** Aim **
Below are records. Count every line containing the word "that" and give the number alone.

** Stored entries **
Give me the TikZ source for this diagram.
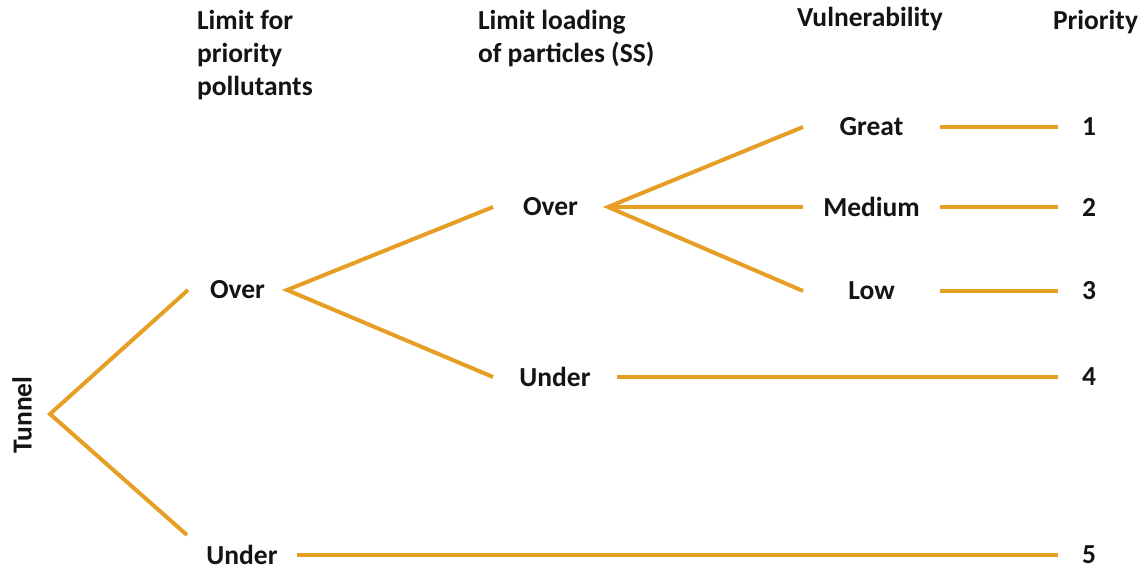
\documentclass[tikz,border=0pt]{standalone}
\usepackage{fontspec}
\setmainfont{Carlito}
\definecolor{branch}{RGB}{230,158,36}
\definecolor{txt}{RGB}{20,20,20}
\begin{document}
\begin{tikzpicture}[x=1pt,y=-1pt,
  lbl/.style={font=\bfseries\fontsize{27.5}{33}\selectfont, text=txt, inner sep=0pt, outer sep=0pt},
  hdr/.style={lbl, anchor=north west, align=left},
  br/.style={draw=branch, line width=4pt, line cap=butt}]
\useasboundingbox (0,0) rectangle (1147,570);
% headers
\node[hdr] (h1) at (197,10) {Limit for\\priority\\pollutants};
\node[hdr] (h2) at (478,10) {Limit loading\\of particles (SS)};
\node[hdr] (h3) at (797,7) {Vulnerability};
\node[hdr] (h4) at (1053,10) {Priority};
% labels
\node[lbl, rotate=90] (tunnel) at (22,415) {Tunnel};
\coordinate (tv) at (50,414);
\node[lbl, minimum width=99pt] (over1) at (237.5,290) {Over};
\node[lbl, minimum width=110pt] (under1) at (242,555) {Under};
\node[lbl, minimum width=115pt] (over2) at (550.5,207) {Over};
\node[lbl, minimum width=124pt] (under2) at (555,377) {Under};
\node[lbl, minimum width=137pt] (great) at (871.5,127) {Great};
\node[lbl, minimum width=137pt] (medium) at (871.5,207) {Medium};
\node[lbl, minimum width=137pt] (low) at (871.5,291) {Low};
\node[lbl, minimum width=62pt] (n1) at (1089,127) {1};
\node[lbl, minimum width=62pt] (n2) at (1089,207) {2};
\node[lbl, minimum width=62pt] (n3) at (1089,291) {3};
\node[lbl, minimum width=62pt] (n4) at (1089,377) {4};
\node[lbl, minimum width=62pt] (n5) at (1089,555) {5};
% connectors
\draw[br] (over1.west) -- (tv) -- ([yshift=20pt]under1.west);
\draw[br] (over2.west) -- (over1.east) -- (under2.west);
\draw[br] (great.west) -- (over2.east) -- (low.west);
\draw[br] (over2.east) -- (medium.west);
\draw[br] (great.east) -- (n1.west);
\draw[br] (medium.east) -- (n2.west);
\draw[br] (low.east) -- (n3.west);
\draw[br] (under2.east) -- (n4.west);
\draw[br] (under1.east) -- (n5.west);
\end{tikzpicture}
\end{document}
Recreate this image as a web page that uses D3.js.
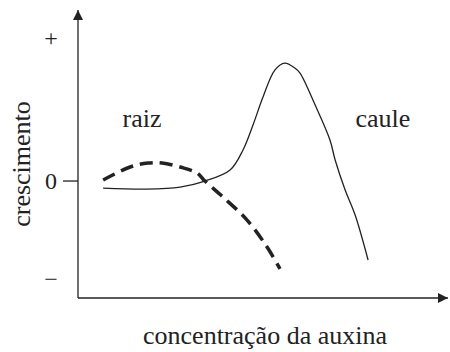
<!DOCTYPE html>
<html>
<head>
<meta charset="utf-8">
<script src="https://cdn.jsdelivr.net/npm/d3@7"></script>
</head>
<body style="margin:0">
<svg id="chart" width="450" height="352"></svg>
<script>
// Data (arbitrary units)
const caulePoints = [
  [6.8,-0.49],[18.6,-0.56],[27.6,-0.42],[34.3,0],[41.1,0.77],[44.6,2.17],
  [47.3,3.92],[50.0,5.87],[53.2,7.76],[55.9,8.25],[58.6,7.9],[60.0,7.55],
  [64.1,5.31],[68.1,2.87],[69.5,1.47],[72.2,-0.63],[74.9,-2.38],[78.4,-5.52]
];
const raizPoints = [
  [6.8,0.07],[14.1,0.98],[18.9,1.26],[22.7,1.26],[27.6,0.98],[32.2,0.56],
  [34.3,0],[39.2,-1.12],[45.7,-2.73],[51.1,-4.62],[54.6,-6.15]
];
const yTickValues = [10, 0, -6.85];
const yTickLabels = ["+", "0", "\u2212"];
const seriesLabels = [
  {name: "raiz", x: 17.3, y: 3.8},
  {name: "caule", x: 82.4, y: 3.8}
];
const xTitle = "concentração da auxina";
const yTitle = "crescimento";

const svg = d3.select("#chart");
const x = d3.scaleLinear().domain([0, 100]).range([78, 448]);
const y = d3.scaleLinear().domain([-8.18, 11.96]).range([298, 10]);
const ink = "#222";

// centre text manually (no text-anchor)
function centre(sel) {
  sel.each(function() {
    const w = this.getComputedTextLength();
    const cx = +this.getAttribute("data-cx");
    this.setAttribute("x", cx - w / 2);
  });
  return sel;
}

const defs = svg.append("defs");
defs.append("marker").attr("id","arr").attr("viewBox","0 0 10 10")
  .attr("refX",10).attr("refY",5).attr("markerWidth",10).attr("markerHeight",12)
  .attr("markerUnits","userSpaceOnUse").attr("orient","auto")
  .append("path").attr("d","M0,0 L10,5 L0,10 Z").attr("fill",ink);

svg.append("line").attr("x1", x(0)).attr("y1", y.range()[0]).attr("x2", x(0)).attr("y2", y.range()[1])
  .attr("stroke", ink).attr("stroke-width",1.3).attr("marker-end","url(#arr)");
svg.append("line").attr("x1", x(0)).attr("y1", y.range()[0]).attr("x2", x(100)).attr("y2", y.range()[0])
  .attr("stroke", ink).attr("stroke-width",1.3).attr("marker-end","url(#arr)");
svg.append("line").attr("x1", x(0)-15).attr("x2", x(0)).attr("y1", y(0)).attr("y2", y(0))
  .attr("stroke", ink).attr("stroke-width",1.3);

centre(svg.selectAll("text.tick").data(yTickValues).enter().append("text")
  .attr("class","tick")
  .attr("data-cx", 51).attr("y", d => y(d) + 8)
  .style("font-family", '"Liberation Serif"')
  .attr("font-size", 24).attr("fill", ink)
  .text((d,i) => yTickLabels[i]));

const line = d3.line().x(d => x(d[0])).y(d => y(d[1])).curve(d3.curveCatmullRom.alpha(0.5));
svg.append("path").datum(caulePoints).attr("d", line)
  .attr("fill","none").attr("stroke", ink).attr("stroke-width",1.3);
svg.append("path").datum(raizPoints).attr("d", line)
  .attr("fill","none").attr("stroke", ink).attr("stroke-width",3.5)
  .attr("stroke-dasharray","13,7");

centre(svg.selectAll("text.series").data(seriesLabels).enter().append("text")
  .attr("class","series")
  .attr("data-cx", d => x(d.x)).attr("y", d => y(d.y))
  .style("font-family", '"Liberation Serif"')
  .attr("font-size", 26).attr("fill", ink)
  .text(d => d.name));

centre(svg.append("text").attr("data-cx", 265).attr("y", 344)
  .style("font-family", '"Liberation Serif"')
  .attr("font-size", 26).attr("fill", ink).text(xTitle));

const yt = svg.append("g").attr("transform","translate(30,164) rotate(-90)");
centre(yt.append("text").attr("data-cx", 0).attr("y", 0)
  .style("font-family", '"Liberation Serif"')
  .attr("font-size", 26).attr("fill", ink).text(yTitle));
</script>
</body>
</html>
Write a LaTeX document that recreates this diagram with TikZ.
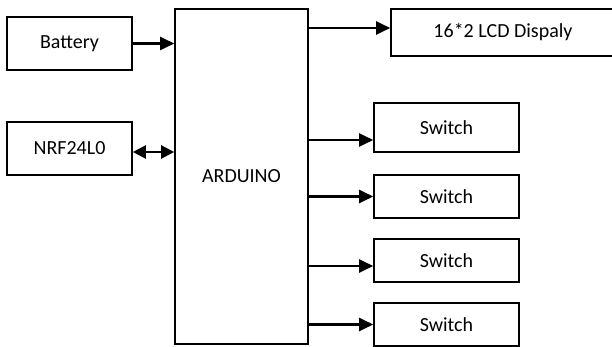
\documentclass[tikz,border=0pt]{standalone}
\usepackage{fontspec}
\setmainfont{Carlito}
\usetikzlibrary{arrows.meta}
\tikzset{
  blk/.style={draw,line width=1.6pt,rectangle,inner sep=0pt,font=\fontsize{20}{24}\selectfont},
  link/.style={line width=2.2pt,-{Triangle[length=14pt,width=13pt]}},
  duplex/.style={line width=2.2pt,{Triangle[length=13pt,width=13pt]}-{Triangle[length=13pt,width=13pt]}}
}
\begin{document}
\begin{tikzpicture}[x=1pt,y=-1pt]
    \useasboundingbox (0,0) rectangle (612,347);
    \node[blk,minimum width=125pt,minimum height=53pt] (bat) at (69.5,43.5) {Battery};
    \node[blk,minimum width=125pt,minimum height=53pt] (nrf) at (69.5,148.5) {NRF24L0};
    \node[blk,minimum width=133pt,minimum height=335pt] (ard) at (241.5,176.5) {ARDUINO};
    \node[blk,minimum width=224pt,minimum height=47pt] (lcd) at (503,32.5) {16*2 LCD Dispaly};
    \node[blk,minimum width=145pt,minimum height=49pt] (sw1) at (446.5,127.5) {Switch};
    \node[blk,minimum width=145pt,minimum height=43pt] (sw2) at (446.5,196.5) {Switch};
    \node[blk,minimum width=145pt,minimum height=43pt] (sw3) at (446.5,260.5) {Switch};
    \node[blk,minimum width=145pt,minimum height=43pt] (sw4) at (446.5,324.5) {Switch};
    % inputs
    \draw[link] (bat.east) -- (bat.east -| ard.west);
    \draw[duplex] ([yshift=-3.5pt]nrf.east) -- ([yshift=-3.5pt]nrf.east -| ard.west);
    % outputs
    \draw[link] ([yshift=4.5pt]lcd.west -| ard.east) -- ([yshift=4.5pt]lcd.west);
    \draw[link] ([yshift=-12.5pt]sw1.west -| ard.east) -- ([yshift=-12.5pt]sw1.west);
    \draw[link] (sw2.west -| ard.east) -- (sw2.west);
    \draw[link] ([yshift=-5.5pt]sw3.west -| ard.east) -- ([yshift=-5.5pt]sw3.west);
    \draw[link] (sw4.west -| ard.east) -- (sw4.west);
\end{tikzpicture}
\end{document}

** Solution to this exercise **
2